Those who know me well (or read this blog - it's pretty much the same thing) can predict the few specialties that are really appealing to me right now. I have always been somewhat interested in anesthesia, a result of serendipity really. An an undergraduate, I took a seminar on physiology taught by an anesthesiologist and loved it. A few anesthesiologists down at Stanford really took me under their care, shuttling me towards the practice of medicine. I got exposure to the operating room and intensive care units, I thought through cardiovascular physiology, I was grilled on the treatment of shock. It was fun, and it came to me relatively easily. I had the luxury of time to pore over each figure in Guyton and Hall (Textbook of Medical Physiology) and reread chapters. I haven't done that with any other textbooks since. The anesthesiologists I worked with were fantastic. They represented the kind of person I wanted to be; they were nurturing, supportive, brilliant, and humble. They loved teaching. They did interesting research. Indeed, I got involved in several projects as an undergrad. In a basic science lab, I studied beta adrenergic receptor polymorphisms and in a clinical study, I looked at gene expression profiles in sepsis. I had fun, and simply because I didn't know what medicine outside the OR and ICU looked like, I came into medical school set on anesthesia.
At UCSF, I worked with an extraordinarily accomplished anesthesiologist on Pseudomonas infections. Her training was pretty crazy; she went into medicine, followed by a pulmonology and critical care fellowship, then went back and did anesthesia. Her experiences have convinced her that anesthesia was the route to take. In my first two years, I poked in and out of different anesthesia related events, meeting different faculty and residents, doing some shadowing in the operating room. I liked it; I liked the procedures, the back-seat role (as opposed to the surgeon), the focus on vigilance. When I did other rotations, I had more than one resident tell me to do anesthesia, mostly because of the lifestyle. When I did my anesthesia rotation, it was as I expected. Many of the cases were a little boring after induction, but the cardiac cases were super exciting. I enjoyed doing the hands-on stuff, but I wasn't great at it. I felt there was a little less patient interaction than I would have wanted but more than I expected. Working with surgeons is a plus-minus. But the anesthesiologists themselves were great.
My personality fits anesthesia. I like things that are scheduled and structured. I like having control. When I worked in a basic science lab, my bench was always neat and organized. Things had their place. They were labeled with concentration, expiration date, initials. I thought through my experiments and what I'd do when they failed.

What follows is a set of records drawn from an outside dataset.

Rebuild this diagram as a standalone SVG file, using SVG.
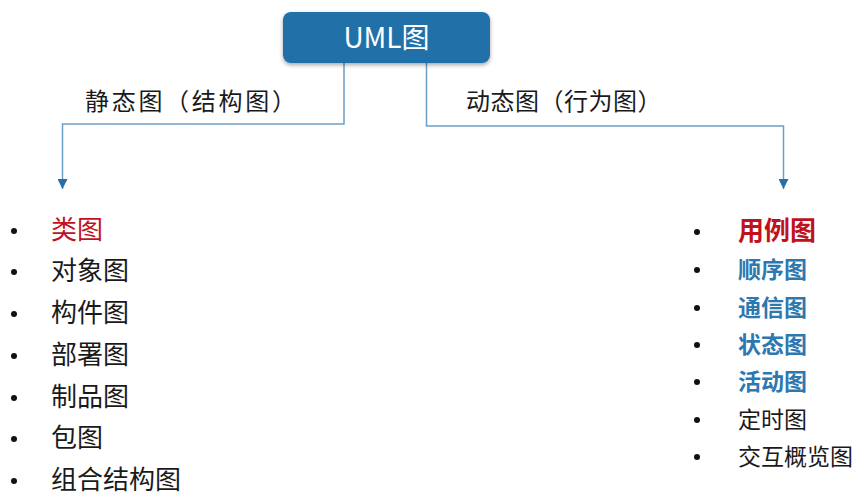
<svg xmlns="http://www.w3.org/2000/svg" width="865" height="499" viewBox="0 0 865 499">
<defs>
<style>
.t{font-family:"Noto Sans CJK SC","Liberation Sans",sans-serif;fill:#1a1a1a}
.l{font-size:26px}
.r{font-size:23px}
.red{fill:#c0121c}
.blue{fill:#2e78b0;font-weight:bold}
.b{fill:#111}
.c{fill:none;stroke:#6c9fc6;stroke-width:1.5}
</style>
<marker id="ah" viewBox="0 0 10 10" refX="10" refY="5" markerWidth="10" markerHeight="10" markerUnits="userSpaceOnUse" orient="auto">
<path d="M0,0 L10,5 L0,10 Z" fill="#2a6ea6"/>
</marker>
<filter id="sh" x="-10%" y="-20%" width="120%" height="150%"><feDropShadow dx="0" dy="2" stdDeviation="2" flood-opacity="0.35"/></filter>
</defs>
<rect width="865" height="499" fill="#fff"/>
<g id="connectors">
<path class="c" d="M344,63 V124 H62.5 V189" marker-end="url(#ah)"/>
<path class="c" d="M426.5,63 V126 H783.5 V189" marker-end="url(#ah)"/>
</g>
<g id="root">
<rect x="283" y="12" width="207" height="51" rx="8" fill="#2170a8" filter="url(#sh)"/>
<text x="386.5" y="48" text-anchor="middle" class="t" style="fill:#fff;font-size:28px">UML图</text>
</g>
<g id="label-static"><text x="85" y="110" class="t" style="font-size:24px;letter-spacing:2.7px">静态图（结构图）</text></g>
<g id="label-dynamic"><text x="466" y="110" class="t" style="font-size:24px;letter-spacing:0.5px">动态图（行为图）</text></g>
<g id="static-list">
<circle cx="14" cy="231" r="3" class="b"/><text x="51" y="239" class="t l red">类图</text>
<circle cx="14" cy="272" r="3" class="b"/><text x="51" y="280" class="t l">对象图</text>
<circle cx="14" cy="314" r="3" class="b"/><text x="51" y="322" class="t l">构件图</text>
<circle cx="14" cy="356" r="3" class="b"/><text x="51" y="364" class="t l">部署图</text>
<circle cx="14" cy="398" r="3" class="b"/><text x="51" y="406" class="t l">制品图</text>
<circle cx="14" cy="439" r="3" class="b"/><text x="51" y="447" class="t l">包图</text>
<circle cx="14" cy="481" r="3" class="b"/><text x="51" y="489" class="t l">组合结构图</text>
</g>
<g id="dynamic-list">
<circle cx="697" cy="232" r="3" class="b"/><text x="738" y="240" class="t red" style="font-size:26px;font-weight:bold">用例图</text>
<circle cx="697" cy="270" r="3" class="b"/><text x="738" y="278" class="t r blue">顺序图</text>
<circle cx="697" cy="308" r="3" class="b"/><text x="738" y="316" class="t r blue">通信图</text>
<circle cx="697" cy="345" r="3" class="b"/><text x="738" y="353" class="t r blue">状态图</text>
<circle cx="697" cy="382" r="3" class="b"/><text x="738" y="390" class="t r blue">活动图</text>
<circle cx="697" cy="420" r="3" class="b"/><text x="738" y="428" class="t r">定时图</text>
<circle cx="697" cy="457" r="3" class="b"/><text x="738" y="465" class="t r">交互概览图</text>
</g>
</svg>
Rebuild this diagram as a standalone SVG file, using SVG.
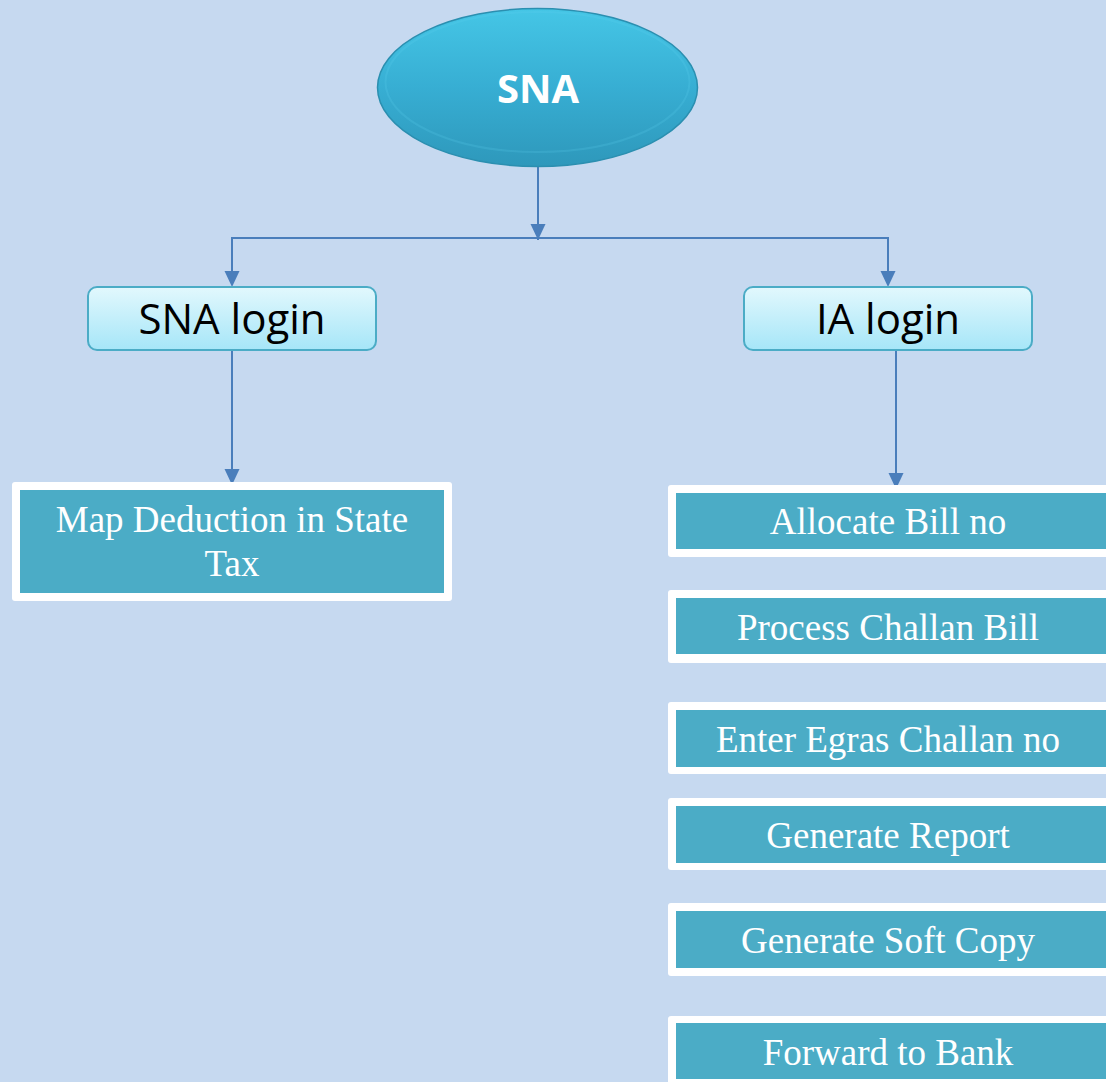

Anesthesia is like that; it's a specialty for planners, and a lot of the cognitive weight is built into that aspect. I like finishing one thing before starting another.
The material is interesting to me. I think I will like critical care medicine, its complexities, and its gravity. I like managing multiple drips, large volumes of data, and an evolving process whether surgical or in the ICU. Physiology and pathophysiology are great, and pharmacology, insofar as anesthesia is concerned, seems doable.
The training is reasonable. It offers further specialization into critical care, pediatric, and cardiac. Pain is available if I decide I want more longitudinal continuity with patients. The lack of patient continuity bothers some people. It might bother me, but I'm not sure yet. And I cannot downplay the lifestyle; the pay is good, the hours are somewhat flexible, and it's on that enviable "ROAD to success" (made up of radiology, ophthalmology, anesthesiology, dermatology).